British businesses will have to pay up to £7 billion over the next decade to cover the cost of new waste disposal laws, a waste management lobby group claimed yesterday.
Dirk Hazell, chief executive of the Environmental Services Association, which represents waste management companies, said that the EU Landfill Directive would more than triple disposal costs.
The directive, which came into force yesterday, bans the disposal of hazardous and non-hazardous waste in the same landfill site. It also obliges anyone disposing of hazardous waste, including chemicals, electronic equipment and contaminated soil, to treat it before it is dumped.
Mr Hazell said that the waste management sector, worth between £5 billion and £6 billion a year, would have to spend £10 billion over the next ten years to pay for the new recycling and pre-treatment facilities required.
Of that sum, he estimated that the cost to business would be between £5 billion and £7 billion, depending on how successfully it managed to reduce its production of hazardous waste. Local authorities, which deal with household waste, would have to pay an extra £3 billion, he said.
Mr Hazell's projected figure is significantly higher than the government estimate. The Environment Agency expects the cost to business of managing hazardous waste to rise from £150 million a year to £500 million.
Businesses will also have to pay for transporting their hazardous waste farther under the new rules. Until yesterday there were about 280 landfill sites that could accept hazardous waste, but the Government has said that only 12 sites will now be able to accept the waste.

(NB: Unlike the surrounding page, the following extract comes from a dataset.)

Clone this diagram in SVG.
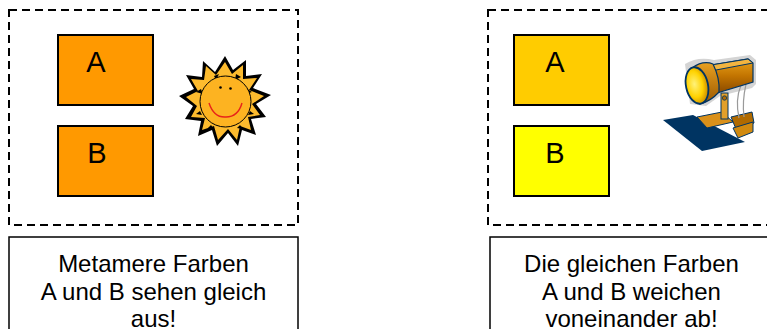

Not a single commercial site exists to process hazardous waste in Wales, the West Midlands or London.
Mr Hazell said that just one site - Port Clarence, in Teesside, with a capacity of 100,000 tons per year - has so far been permitted to accept hazardous waste. More than 2 million tons of hazardous or partially hazardous waste is currently sent to landfill sites each year.
Michael Roberts, director of business environment for the Confederation of British Industry, said: "The costs of complying with EU law have been made a lot higher because of the poor way we have gone about transposing it into legislation. Costs are being inflated higher than competitors in the EU."
Faye Clamp, of the Federation of Small Businesses, said small businesses would have to bear the cost of separating their waste and pay higher fees for its disposal. "The UK Government has known about this for five years, but the Government has failed to make small businesses aware that this is coming," she said.
The Environmental Services Association estimates that 75 per cent of businesses are unaware of their new obligations. A spokesman said: "The Government hasn't got a handle on the issue. It hasn't told us what the standards of infrastructure will be, and we can't build the infrastructure without standards."